On Oct 5, 2015 1:28 PM, "Mike Hearn via bitcoin-dev" <bitcoin-dev@lists.linuxfoundation.org> wrote:
>
> Well, let's agree to disagree on these two things:
>
> - I define "working" for a full node as verifying everything; if a node starts skipping bits then I'd say it's not really "working" according to its original design goals
But assuming the hashrate majority has upgraded (and we're using 95% as the miner upgrade confirmation threshold to start activation, so that assumption seems pretty safe), a non-upgraded full node and an upgraded full will converge on what they see: "the most-work valid chain" will be the same for both. A non-upgraded full node wallet waiting for several confirmations (for example, 6 confirmations) will be just as safe as an upgraded one. In that sense, it keeps working. On top of that, nodes (of any kind) can use unknown block version numbers to notify the user or even stop working (the same notification mechanism you would use with hardforks).
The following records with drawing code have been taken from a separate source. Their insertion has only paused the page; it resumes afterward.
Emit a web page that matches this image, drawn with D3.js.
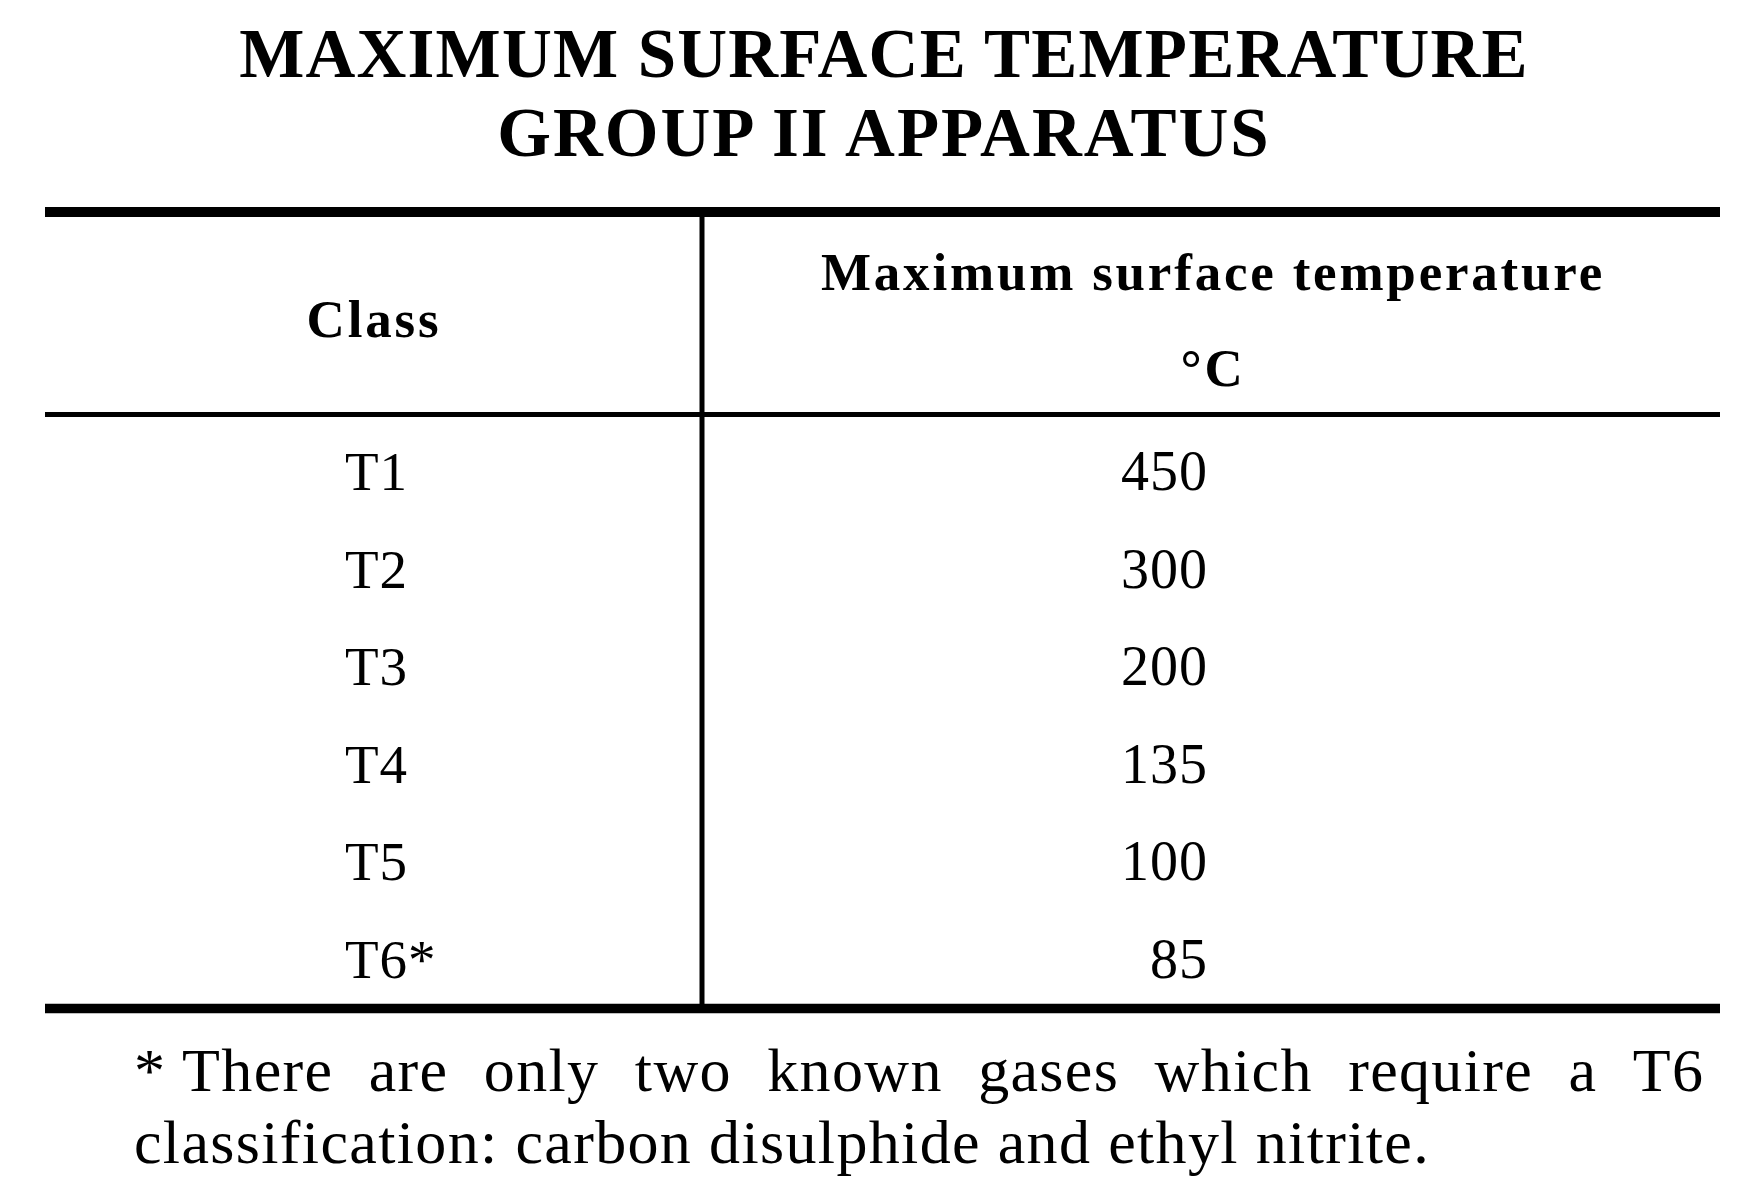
<!DOCTYPE html>
<html>
<head>
<meta charset="utf-8">
<script src="https://cdn.jsdelivr.net/npm/d3@7"></script>
<style>
  html, body { margin: 0; padding: 0; background: #ffffff; }
  svg { display: block; }
  text { font-family: "Liberation Serif", "Times New Roman", serif; fill: #000; }
</style>
</head>
<body>
<svg id="chart" width="1744" height="1184"></svg>
<script>
// ---- data ----
const titleLines = ["MAXIMUM SURFACE TEMPERATURE", "GROUP II APPARATUS"];
const headerClass = "Class";
const headerTemp = ["Maximum surface temperature", "°C"];
const classes = ["T1", "T2", "T3", "T4", "T5", "T6*"];
const maxTemps = [450, 300, 200, 135, 100, 85];
const footnoteLine1 = ["* There", "are", "only", "two", "known", "gases", "which", "require", "a", "T6"];
const footnoteLine2 = "classification: carbon disulphide and ethyl nitrite.";

// ---- layout ----
const svg = d3.select("#chart");

const tableLeft = 45, tableRight = 1720, colSplit = 702;
const topRuleY = 212, headRuleY = 414.5, bottomRuleY = 1008.5;

// Title
svg.selectAll("text.title")
  .data(titleLines)
  .join("text")
  .attr("class", "title")
  .attr("x", 884)
  .attr("y", (d, i) => [77, 156][i])
  .attr("text-anchor", "middle")
  .style("font-size", "69px")
  .style("font-weight", "bold")
  .style("letter-spacing", (d, i) => [1.2, 2][i] + "px")
  .text(d => d);

// Rules
svg.append("line")
  .attr("x1", tableLeft).attr("x2", tableRight)
  .attr("y1", topRuleY).attr("y2", topRuleY)
  .attr("stroke", "#000").attr("stroke-width", 10);
svg.append("line")
  .attr("x1", tableLeft).attr("x2", tableRight)
  .attr("y1", headRuleY).attr("y2", headRuleY)
  .attr("stroke", "#000").attr("stroke-width", 5);
svg.append("line")
  .attr("x1", tableLeft).attr("x2", tableRight)
  .attr("y1", bottomRuleY).attr("y2", bottomRuleY)
  .attr("stroke", "#000").attr("stroke-width", 9.5);
svg.append("line")
  .attr("x1", colSplit).attr("x2", colSplit)
  .attr("y1", topRuleY).attr("y2", bottomRuleY)
  .attr("stroke", "#000").attr("stroke-width", 5);

// Header
svg.append("text")
  .attr("x", 374).attr("y", 337)
  .attr("text-anchor", "middle")
  .style("font-size", "53px").style("font-weight", "bold")
  .style("letter-spacing", "2.8px")
  .text(headerClass);

svg.selectAll("text.htemp")
  .data(headerTemp)
  .join("text")
  .attr("class", "htemp")
  .attr("x", 1213)
  .attr("y", (d, i) => [290, 386][i])
  .attr("text-anchor", "middle")
  .style("font-size", "53px").style("font-weight", "bold")
  .style("letter-spacing", "2.8px")
  .text(d => d);

// Rows via a point scale
const y = d3.scalePoint().domain(classes).range([490, 978]);

const rows = classes.map((c, i) => ({ cls: c, temp: maxTemps[i] }));

svg.selectAll("text.cls")
  .data(rows)
  .join("text")
  .attr("class", "cls")
  .attr("x", 345)
  .attr("y", d => y(d.cls))
  .style("font-size", "55px")
  .style("letter-spacing", "1px")
  .text(d => d.cls);

svg.selectAll("text.val")
  .data(rows)
  .join("text")
  .attr("class", "val")
  .attr("x", 1208)
  .attr("y", d => y(d.cls))
  .attr("text-anchor", "end")
  .style("font-size", "56px")
  .style("letter-spacing", "1px")
  .text(d => d.temp);

// Footnote: first line justified word by word
const fnSize = 62, fnLS = 1.35;
const fnLeft = 134, fnRight = 1703;
const wordSel = svg.selectAll("text.fnw")
  .data(footnoteLine1)
  .join("text")
  .attr("class", "fnw")
  .attr("y", 1091)
  .style("font-size", fnSize + "px")
  .style("letter-spacing", fnLS + "px")
  .style("white-space", "pre")
  .text(d => d);
const widths = [];
wordSel.each(function() { widths.push(this.getComputedTextLength()); });
const totalW = d3.sum(widths) - fnLS;
const gap = (fnRight - fnLeft - totalW) / (footnoteLine1.length - 1);
let cx = fnLeft;
wordSel.each(function(d, i) {
  d3.select(this).attr("x", cx);
  cx += widths[i] + gap;
});

svg.append("text")
  .attr("x", fnLeft).attr("y", 1163)
  .style("font-size", fnSize + "px")
  .style("letter-spacing", fnLS + "px")
  .text(footnoteLine2);
</script>
</body>
</html>
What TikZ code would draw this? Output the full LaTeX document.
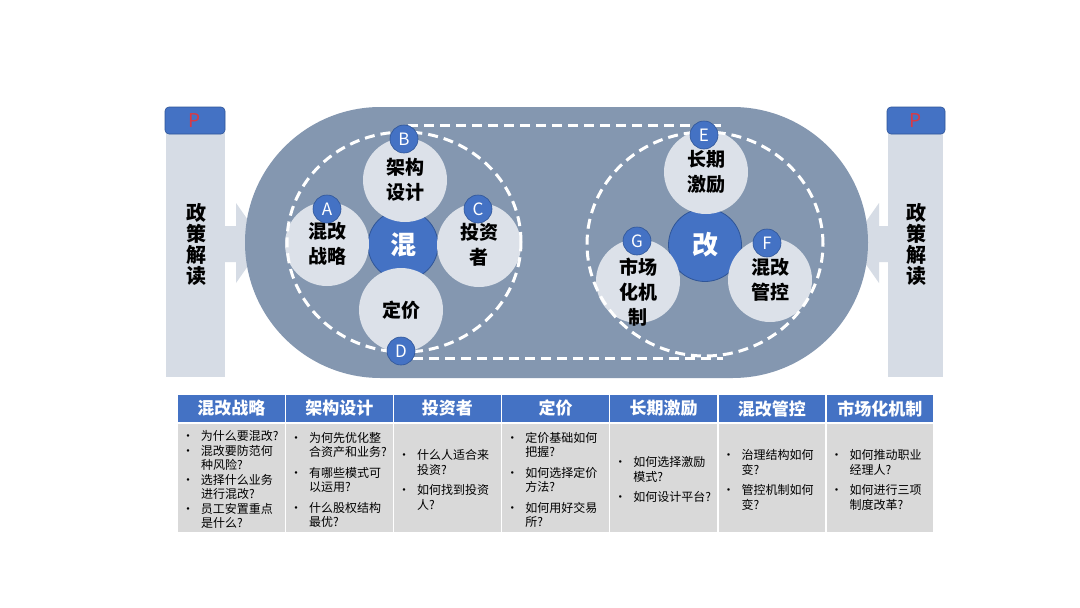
\documentclass[tikz,border=0pt]{standalone}
\usepackage{fontspec}
\setmainfont{Noto Sans CJK SC}
\usetikzlibrary{positioning}
\definecolor{Slate}{HTML}{8497B0}
\definecolor{Mist}{HTML}{DCE1E9}
\definecolor{Royal}{HTML}{4472C4}
\definecolor{Navy}{HTML}{2F5597}
\definecolor{Pale}{HTML}{D6DCE5}
\definecolor{Cell}{HTML}{D9D9D9}
\definecolor{Crimson}{HTML}{D93A44}
\newcommand\qitem[1]{\par\hangindent=19pt\hangafter=1\noindent\hbox to 19pt{\hskip0pt•\hss}#1}
\newcommand\qgap{\par\vskip6pt}
\tikzset{topic/.style={circle,fill=Mist,minimum size=84pt,inner sep=0pt,align=center,font=\bfseries\fontsize{19}{25}\selectfont},hub/.style={circle,fill=Royal,draw=Navy,line width=0.8pt,minimum size=70pt,inner sep=0pt,text=white,font=\bfseries\fontsize{26}{28}\selectfont},badge/.style={circle,fill=Royal,draw=Navy,line width=0.6pt,minimum size=28pt,inner sep=0pt,text=white,font=\fontsize{17}{17}\selectfont},ring/.style={draw=white,line width=3pt,dash pattern=on 10pt off 6pt},headcell/.style={rectangle,fill=Royal,minimum width=106.5pt,minimum height=27pt,inner sep=0pt,text=white,font=\bfseries\fontsize{17}{18}\selectfont},bodycell/.style={rectangle,fill=Cell,minimum width=106.5pt,minimum height=108pt,text width=98.5pt,inner xsep=4pt,inner ysep=1pt,align=left,font=\fontsize{12}{14.5}\selectfont},sidebar/.style={fill=Pale},tab/.style={rectangle,rounded corners=4pt,fill=Royal,draw=Navy,line width=0.6pt,minimum width=60pt,minimum height=27pt,text=Crimson,font=\fontsize{19}{19}\selectfont},vtitle/.style={align=center,text=black,font=\bfseries\fontsize{20}{21}\selectfont}}

\begin{document}
\begin{tikzpicture}[x=1pt,y=-1pt]
\useasboundingbox (0,0) rectangle (1080,608);\fill[white] (0,0) rectangle (1080,608);
\fill[sidebar] (166,133) rectangle (225,377);\fill[sidebar] (224,226)--(236,226)--(236,203)--(264,243)--(236,283)--(236,262)--(224,262)--cycle;
\fill[sidebar] (888,133) rectangle (943,377);\fill[sidebar] (889,226)--(879,226)--(879,203)--(851,243)--(879,283)--(879,262)--(889,262)--cycle;
\node[tab] (tabL) at (195,120.5) {P};\node[tab,minimum width=58pt] (tabR) at (916,120.5) {P};
\node[vtitle] (policyL) at (196,244) {政\\策\\解\\读};\node[vtitle] (policyR) at (916,244) {政\\策\\解\\读};
\fill[Slate,rounded corners=135.5pt] (245,107) rectangle (868,378);
\node[hub] (hunhub) at (403,245) {混};\node[hub,minimum size=73pt] (gaihub) at (705,245) {改};
\node[topic] (design) at (405,180) {架构\\设计};\node[topic] (strategy) at (327,244) {混改\\战略};\node[topic] (investor) at (479,245) {投资\\者};\node[topic] (pricing) at (401,310) {定价};
\node[topic] (incentive) at (706,172) {长期\\激励};\node[topic] (control) at (770,280) {混改\\管控};\node[topic] (market) at (638,281) {};\node[font=\bfseries\fontsize{19}{25}\selectfont,align=center] (marketText) at (638,292) {市场\\化机\\制};
\draw[ring] (404,242) ellipse [x radius=117pt,y radius=110pt];\draw[ring] (705,244) ellipse [x radius=118pt,y radius=112pt];
\coordinate (topL) at (408,125);\coordinate (topR) at (721,125);\coordinate (botL) at (413,358);\coordinate (botR) at (723,358);
\draw[ring] (topL)--(topR);\draw[ring] (botL)--(botR);
\node[badge] (badgeA) at (327,209) {A};\node[badge] (badgeB) at (404,139) {B};\node[badge] (badgeC) at (478,209) {C};\node[badge] (badgeD) at (401,351) {D};
\node[badge] (badgeE) at (704,135) {E};\node[badge] (badgeF) at (767,243) {F};\node[badge] (badgeG) at (637,241) {G};
\foreach \head/\body [count=\i from 0] in {混改战略/{\qitem{为什么要混改?}\qitem{混改要防范何\newline 种风险?}\qitem{选择什么业务\newline 进行混改?}\qitem{员工安置重点\newline 是什么?}},架构设计/{\qitem{为何先优化整\newline 合资产和业务?}\qgap\qitem{有哪些模式可\newline 以运用?}\qgap\qitem{什么股权结构\newline 最优?}},投资者/{\qitem{什么人适合来\newline 投资?}\qgap\qitem{如何找到投资\newline 人?}},定价/{\qitem{定价基础如何\newline 把握?}\qgap\qitem{如何选择定价\newline 方法?}\qgap\qitem{如何用好交易\newline 所?}},长期激励/{\qitem{如何选择激励\newline 模式?}\qgap\qitem{如何设计平台?}},混改管控/{\qitem{治理结构如何\newline 变?}\qgap\qitem{管控机制如何\newline 变?}},市场化机制/{\qitem{如何推动职业\newline 经理人?}\qgap\qitem{如何进行三项\newline 制度改革?}}}
{\node[headcell] (head\i) at (178+108.1*\i+53.25,408.5) {\head};\node[bodycell] (body\i) at (178+108.1*\i+53.25,477.5) {\body\par};}
\end{tikzpicture}
\end{document}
I agree that hardforks are necessary and we should deploy a hardfork asap to show the world they are indeed possible (bip99 proposes a likely uncontroversial one), but I still believe that is clear that softfork deployment is preferrable in many cases like this one.
Are you going to produce a bip65 hardfork alternative to try to convince people of its advantages over bip65 (it is not clear to me how you include a new script operand via hardfork)?